I’m sure anyone who would turn on CNN and learn of a mass shooting in their hometown would lose their breath, as I did, when I learned what happened in Pittsburgh Tuesday night. I fell asleep watching the news, not having any specific details of the incident. I saw the phrase “random act of violence” flash on my screen as I turned off the lights…but I knew better.

I know that violence is almost never random.  I know that there are almost always warning signs. I know that people who commit mass shootings have likely planned it for a long time and often have told someone along the way.  I know that there will be at least one person in the aftermath saying “I knew this was going to happen”.  

The media had already proved most of the above to be true before I got to work the next morning.
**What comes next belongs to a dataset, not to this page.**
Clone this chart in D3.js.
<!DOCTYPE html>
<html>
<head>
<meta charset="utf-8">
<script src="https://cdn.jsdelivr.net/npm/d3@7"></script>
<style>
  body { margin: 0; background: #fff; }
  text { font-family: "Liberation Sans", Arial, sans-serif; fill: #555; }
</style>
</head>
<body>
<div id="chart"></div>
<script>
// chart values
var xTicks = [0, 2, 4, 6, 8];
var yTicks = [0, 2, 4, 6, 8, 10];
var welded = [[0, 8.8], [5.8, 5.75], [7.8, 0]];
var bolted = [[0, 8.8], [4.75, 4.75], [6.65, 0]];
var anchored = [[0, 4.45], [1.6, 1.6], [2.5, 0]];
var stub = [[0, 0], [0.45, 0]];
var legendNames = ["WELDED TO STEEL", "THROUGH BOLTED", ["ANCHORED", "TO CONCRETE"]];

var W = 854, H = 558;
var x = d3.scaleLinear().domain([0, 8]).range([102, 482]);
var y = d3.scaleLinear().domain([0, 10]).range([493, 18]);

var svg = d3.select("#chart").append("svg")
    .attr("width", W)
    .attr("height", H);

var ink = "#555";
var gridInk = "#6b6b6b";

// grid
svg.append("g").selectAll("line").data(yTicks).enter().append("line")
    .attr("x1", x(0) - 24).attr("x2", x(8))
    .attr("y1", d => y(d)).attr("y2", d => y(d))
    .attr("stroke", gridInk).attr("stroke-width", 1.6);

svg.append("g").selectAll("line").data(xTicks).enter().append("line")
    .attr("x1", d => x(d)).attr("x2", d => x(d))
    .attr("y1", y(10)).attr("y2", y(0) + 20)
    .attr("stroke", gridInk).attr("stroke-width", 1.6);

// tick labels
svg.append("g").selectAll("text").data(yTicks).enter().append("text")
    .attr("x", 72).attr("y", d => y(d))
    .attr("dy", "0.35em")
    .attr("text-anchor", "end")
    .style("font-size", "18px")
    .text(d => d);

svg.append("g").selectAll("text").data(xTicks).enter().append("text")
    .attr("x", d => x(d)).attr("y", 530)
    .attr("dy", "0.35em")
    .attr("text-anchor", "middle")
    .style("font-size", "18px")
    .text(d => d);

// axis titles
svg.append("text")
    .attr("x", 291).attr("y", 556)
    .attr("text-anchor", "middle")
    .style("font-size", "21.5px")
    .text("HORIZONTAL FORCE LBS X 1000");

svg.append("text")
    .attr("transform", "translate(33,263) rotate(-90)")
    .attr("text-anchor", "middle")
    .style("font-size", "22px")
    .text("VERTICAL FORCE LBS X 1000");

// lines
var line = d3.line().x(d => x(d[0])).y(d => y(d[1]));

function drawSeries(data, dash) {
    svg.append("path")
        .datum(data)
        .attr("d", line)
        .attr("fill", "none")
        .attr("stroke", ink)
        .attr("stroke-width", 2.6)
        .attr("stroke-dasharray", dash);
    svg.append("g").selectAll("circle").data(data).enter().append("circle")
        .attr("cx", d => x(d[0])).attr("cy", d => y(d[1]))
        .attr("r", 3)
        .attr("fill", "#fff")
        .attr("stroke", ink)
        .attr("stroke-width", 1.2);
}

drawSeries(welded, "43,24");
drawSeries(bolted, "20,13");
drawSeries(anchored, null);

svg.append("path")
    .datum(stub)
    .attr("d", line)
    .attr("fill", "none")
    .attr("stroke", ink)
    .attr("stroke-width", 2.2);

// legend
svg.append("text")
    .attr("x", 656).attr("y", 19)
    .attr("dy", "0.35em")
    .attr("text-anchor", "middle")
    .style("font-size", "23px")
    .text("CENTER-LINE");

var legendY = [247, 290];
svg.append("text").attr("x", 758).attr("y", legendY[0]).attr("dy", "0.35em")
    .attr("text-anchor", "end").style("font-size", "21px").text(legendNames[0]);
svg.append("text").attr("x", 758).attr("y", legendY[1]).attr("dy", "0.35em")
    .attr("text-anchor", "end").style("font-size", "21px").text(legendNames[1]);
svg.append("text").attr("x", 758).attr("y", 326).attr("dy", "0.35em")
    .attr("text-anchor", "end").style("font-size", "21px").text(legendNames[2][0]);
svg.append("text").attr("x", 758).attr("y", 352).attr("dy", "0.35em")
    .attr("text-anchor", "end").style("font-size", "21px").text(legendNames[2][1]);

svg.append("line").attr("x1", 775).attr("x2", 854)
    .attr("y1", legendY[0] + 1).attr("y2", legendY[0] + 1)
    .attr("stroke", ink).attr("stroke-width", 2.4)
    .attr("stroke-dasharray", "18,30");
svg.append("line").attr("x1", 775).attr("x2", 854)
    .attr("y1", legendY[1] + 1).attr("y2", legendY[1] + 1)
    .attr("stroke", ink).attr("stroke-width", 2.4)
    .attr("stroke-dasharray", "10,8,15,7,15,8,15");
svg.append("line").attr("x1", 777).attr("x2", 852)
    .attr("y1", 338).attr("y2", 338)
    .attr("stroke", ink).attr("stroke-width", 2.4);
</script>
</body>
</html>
The gunman had published an online journal for nearly 10 months, detailing his troubles with women and his loneliness.  It outlined the women who had avoided him and some that he felt had taunted him. He also discussed the lack of a support system in family and friends. It’s hard to read, but important in learning. Even a lonely gunman can recognize that, as he mentions his “practice papers” and notes, giving permission to publish them as “some people like to study that stuff”.  

It’s actually in this continuous cycle of learning that I find I am most frustrated. With every shooting in a gym or a school or an office- we promise to learn more. With every attack or sexual assault on a college campus or in the community- we promise to learn more. With every new story of a husband who killed his wife after years of abuse- we promise to learn more.  We promise to learn more and are grateful for the solemn warnings. Personally, I don’t think I can bear anymore of these “warnings”.

At some point we need to stop learning and apply what we now know. We know that violence is a huge problem that is getting worse every day.  We’ve been warned. We need to attack it with such force that there should barely be time to sleep! We need to stop saying “I knew it” and start saying “I know it”.

Perhaps this is my sad rant at continuing to see Facebook updates of friends who were affected by the Bridgeville shooting. I can’t help that I’m frustrated hearing again and again, “I can’t believe this happened here, to us”. To be clear, I am speaking in general terms. I’m not proposing to know everything about this particular case, the people involved, or what anyone should or should not have done.  Instead, I’m proposing education. If for no other reason than to take the shock of violence out of the minds of people who will find themselves completely unprepared should they be faced with it.

For every act of violence there are people that have a plan. They want to talk to you about the warning signs of mental illness and depression, they want to teach your children how to survive a school shooting, educate you on sexual assaults, promote awareness of hate crimes or teach you how to fight back.  

I’m so proud to be a part of Fight Back Productions, spreading the message and the knowledge of being your own best protector. I’m hopeful that people will continue to be open to learning more from FBP and other organizations who are fighting everyday to make things better.